Directions => All pictures are to be skipped; retype only the lines from the top of the entries through the line with "72.9, 74.25, 75];", both included.

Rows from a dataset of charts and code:
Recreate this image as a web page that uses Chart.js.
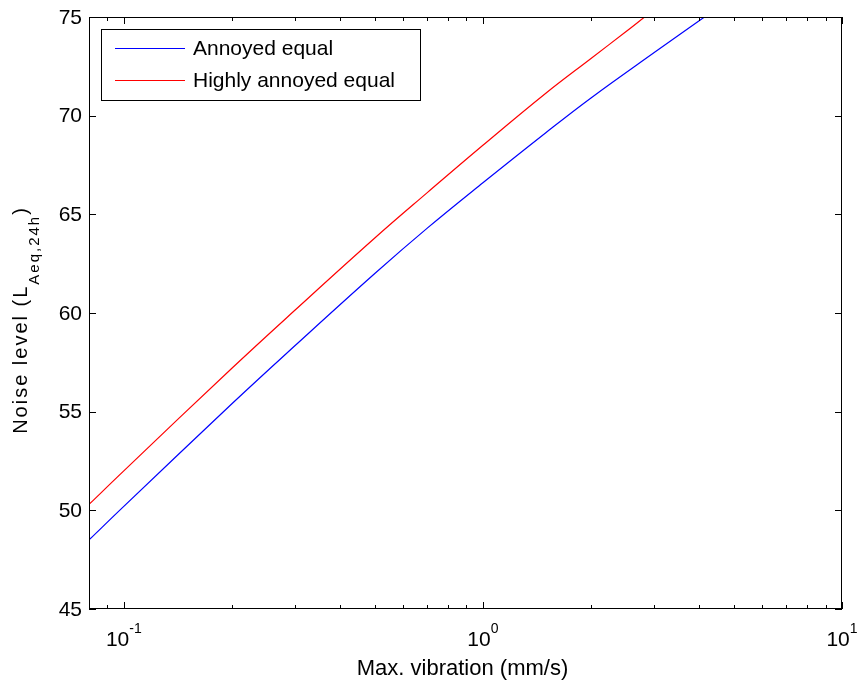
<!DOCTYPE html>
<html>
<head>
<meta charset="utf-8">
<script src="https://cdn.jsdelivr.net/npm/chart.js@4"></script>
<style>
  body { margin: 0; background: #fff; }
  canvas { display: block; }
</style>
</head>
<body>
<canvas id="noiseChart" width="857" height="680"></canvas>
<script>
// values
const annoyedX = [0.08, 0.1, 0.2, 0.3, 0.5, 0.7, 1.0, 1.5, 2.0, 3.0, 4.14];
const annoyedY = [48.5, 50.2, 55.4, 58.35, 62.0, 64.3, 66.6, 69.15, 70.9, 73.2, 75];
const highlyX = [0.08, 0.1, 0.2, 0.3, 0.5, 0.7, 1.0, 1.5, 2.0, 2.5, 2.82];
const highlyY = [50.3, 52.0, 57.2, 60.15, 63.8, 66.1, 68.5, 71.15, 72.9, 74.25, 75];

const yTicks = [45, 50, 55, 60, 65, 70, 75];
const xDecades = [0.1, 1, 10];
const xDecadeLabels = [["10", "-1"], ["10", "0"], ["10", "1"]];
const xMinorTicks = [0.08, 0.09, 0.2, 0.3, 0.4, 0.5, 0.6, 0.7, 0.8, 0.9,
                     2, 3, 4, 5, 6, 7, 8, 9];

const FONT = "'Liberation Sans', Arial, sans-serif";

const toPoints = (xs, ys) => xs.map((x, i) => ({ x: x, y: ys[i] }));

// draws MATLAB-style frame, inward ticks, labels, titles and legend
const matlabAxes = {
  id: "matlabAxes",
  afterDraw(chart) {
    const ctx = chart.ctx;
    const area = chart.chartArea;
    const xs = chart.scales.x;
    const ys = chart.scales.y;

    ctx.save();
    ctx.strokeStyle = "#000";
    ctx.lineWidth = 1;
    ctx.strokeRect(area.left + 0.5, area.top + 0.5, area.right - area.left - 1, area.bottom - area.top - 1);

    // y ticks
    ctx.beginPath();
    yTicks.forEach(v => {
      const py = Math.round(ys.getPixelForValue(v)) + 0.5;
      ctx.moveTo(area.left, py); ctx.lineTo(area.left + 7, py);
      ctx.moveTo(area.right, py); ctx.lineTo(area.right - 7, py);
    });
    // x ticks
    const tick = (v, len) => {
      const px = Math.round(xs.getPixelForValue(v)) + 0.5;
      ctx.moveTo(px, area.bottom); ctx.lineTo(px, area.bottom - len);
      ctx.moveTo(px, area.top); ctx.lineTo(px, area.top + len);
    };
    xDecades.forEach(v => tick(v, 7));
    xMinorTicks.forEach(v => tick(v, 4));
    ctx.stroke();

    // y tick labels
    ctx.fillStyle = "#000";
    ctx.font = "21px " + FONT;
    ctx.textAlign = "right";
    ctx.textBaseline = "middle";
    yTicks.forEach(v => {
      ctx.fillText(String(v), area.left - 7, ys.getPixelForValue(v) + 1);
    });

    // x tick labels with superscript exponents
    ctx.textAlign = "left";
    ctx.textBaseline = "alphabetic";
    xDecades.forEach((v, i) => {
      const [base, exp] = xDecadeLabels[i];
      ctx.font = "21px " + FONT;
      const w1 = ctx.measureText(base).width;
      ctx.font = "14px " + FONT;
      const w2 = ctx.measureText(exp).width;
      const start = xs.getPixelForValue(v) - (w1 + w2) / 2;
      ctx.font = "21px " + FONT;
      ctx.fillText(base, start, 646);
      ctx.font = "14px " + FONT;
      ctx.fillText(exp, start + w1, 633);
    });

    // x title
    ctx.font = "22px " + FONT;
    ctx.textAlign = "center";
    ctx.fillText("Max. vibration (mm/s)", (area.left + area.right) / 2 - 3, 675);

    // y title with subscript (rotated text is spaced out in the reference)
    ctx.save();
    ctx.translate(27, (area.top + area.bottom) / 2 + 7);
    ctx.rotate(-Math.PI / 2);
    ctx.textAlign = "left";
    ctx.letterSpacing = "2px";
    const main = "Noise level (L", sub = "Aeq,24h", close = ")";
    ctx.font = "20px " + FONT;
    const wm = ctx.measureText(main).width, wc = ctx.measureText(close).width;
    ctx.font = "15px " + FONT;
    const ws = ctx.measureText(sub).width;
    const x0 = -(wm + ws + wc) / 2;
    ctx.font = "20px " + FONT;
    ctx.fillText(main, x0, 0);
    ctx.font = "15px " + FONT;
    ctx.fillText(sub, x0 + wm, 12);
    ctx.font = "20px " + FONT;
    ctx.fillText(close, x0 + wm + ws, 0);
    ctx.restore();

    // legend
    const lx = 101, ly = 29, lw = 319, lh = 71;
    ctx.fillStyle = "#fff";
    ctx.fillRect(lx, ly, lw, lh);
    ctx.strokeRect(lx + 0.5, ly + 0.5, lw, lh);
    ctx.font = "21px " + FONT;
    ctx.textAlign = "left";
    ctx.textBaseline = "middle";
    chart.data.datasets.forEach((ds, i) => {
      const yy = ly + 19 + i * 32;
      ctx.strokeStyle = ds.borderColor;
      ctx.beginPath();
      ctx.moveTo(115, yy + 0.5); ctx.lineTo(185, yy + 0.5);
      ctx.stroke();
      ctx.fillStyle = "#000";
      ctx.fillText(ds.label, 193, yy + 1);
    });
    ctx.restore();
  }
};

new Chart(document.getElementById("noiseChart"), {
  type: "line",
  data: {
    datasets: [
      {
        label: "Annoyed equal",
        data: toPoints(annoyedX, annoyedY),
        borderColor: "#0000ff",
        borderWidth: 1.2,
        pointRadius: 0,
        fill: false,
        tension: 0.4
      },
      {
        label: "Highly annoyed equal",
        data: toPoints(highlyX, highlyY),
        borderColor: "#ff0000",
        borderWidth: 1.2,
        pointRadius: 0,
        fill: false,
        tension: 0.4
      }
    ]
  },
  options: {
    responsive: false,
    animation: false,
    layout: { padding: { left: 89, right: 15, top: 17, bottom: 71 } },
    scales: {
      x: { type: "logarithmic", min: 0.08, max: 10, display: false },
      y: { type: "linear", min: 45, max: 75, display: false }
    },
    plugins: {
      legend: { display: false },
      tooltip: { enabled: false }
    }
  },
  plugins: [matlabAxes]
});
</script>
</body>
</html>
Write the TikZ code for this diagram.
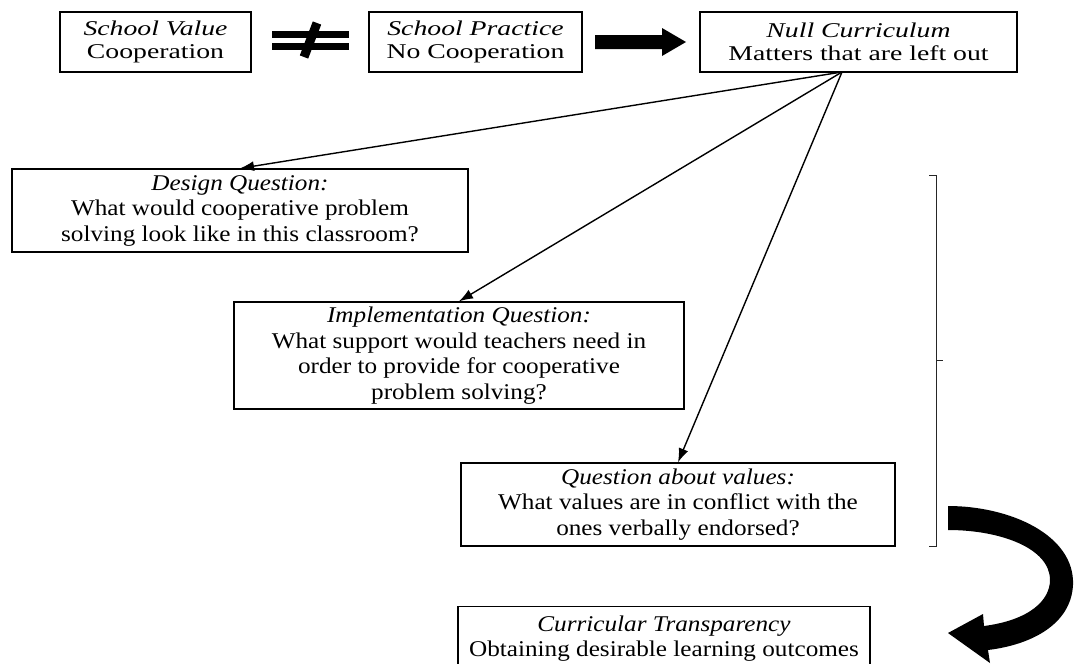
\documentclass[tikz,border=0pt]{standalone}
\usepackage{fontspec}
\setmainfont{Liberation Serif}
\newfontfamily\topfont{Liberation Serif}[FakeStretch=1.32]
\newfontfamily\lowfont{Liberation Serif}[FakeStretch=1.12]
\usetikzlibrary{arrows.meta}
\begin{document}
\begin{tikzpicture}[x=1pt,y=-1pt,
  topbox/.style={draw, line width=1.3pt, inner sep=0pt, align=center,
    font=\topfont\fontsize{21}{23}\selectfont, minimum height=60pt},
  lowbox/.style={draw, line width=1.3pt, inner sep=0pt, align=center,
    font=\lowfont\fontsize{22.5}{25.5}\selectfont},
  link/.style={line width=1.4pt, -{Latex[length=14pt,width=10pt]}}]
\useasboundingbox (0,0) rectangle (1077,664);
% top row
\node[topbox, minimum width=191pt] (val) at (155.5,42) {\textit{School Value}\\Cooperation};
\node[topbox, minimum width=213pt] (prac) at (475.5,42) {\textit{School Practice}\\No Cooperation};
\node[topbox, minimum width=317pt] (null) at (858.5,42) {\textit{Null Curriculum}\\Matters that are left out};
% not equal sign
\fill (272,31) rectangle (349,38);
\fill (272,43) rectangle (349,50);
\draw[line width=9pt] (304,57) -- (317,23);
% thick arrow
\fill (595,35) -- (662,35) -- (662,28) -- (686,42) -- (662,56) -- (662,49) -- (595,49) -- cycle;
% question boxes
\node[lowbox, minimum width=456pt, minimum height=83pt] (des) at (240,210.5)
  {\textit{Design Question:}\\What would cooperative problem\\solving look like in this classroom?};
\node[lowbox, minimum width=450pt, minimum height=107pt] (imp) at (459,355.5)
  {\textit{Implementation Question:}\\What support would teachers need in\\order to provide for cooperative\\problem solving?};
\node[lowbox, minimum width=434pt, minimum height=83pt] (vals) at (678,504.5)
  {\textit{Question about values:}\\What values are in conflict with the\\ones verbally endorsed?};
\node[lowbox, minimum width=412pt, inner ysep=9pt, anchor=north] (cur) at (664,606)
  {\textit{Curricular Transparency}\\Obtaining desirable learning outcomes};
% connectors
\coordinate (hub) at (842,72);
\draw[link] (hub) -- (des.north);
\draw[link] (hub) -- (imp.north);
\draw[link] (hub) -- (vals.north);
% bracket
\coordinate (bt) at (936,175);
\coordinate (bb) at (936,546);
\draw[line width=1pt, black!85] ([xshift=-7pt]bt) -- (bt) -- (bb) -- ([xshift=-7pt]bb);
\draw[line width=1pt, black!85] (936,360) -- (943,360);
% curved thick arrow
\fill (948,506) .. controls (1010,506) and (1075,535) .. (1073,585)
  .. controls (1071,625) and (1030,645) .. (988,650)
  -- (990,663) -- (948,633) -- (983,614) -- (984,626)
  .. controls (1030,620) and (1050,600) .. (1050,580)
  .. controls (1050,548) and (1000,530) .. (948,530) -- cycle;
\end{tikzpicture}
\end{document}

Task output =>
Recreate this image as a web page that uses Chart.js.
<!DOCTYPE html>
<html>
<head>
<meta charset="utf-8">
<script src="https://cdn.jsdelivr.net/npm/chart.js@4"></script>
<style>
  body { margin: 0; background: #fff; }
  canvas { display: block; }
</style>
</head>
<body>
<canvas id="noiseChart" width="857" height="680"></canvas>
<script>
// values
const annoyedX = [0.08, 0.1, 0.2, 0.3, 0.5, 0.7, 1.0, 1.5, 2.0, 3.0, 4.14];
const annoyedY = [48.5, 50.2, 55.4, 58.35, 62.0, 64.3, 66.6, 69.15, 70.9, 73.2, 75];
const highlyX = [0.08, 0.1, 0.2, 0.3, 0.5, 0.7, 1.0, 1.5, 2.0, 2.5, 2.82];
const highlyY = [50.3, 52.0, 57.2, 60.15, 63.8, 66.1, 68.5, 71.15, 72.9, 74.25, 75];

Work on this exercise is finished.